Dort, wo Beton und andere mineralische Baumaterialien zum Einsatz kommen, ist auf Materialeffizienz, also z.B. die sparsame Verwendung von Zement, sowie Kreislauffähigkeit, z.B. durch modulares Bauen, zu achten, da hier ebenfalls erhebliche Einsparpotentiale liegen. Die Liste der zu prüfenden Strategien beinhaltet die Verringerung des Zementgehalts von Beton (z.B. für Fußböden, Verkehrsinfrastruktur), das Vorspannen von Bodenplatten, die Verwendung von vorgefertigten Bauelementen (für ein Projekt dieser Größe durchaus relevant), die Verringerung von Bauabfällen sowie die Reduzierung der Überdimensionierung von Bauteilen (v.a. deren Dicke). Da viele dieser Strategien in der Bauplanung und -ausführung bisher kaum Berücksichtigung finden, kann die Stadtverwaltung Freiburgs zusätzliche THG-Einsparpotentiale identifizieren und nutzen, indem sie prüfen lässt, inwieweit diese etablierten Strategien zur Materialeinsparung im Stadtteil Dietenbach zur Anwendung kommen können.
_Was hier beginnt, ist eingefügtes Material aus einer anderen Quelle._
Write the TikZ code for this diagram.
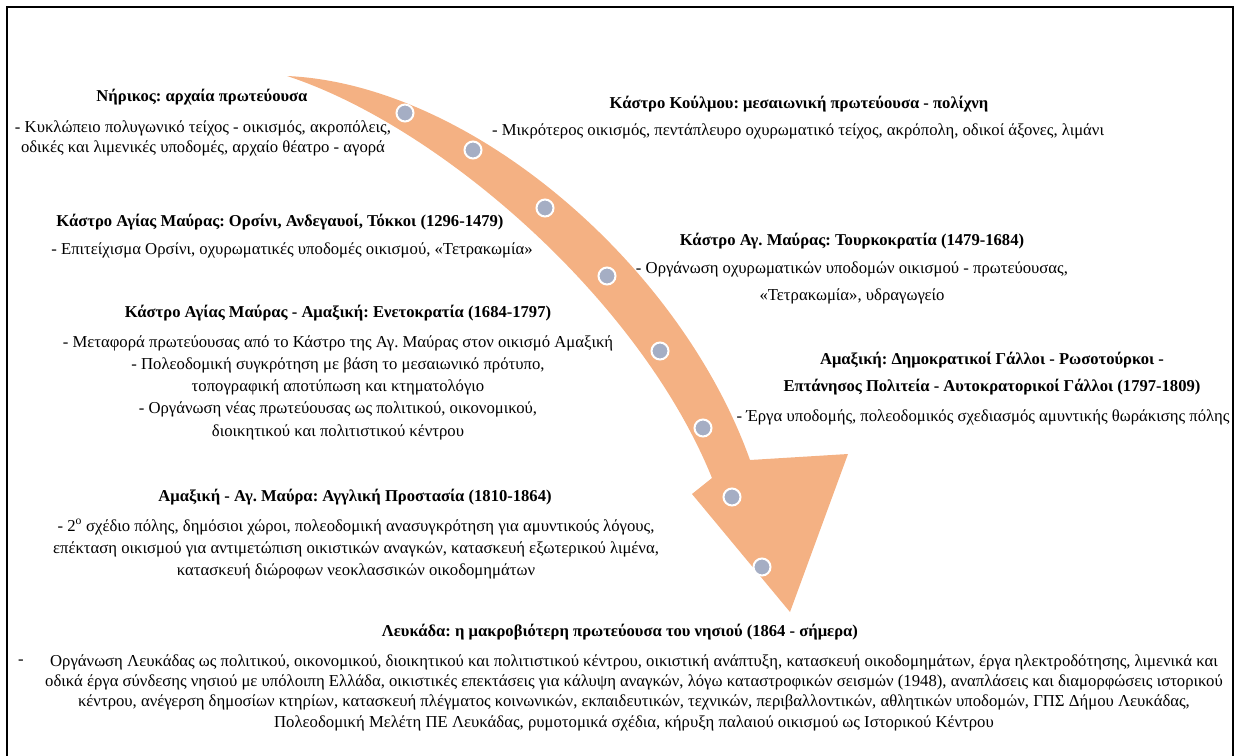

Für ambitionierte Reduktionen der Umweltauswirkungen des neuen Stadtteils Dietenbach ist neben der bereits bestehenden Planung einer klimaschonenden Energieversorgung wichtig, dass die Bauphase in der THG-Bilanz berücksichtigt wird und dass hier das Potential der Holznutzung und Zementeinsparung betrachtet wird.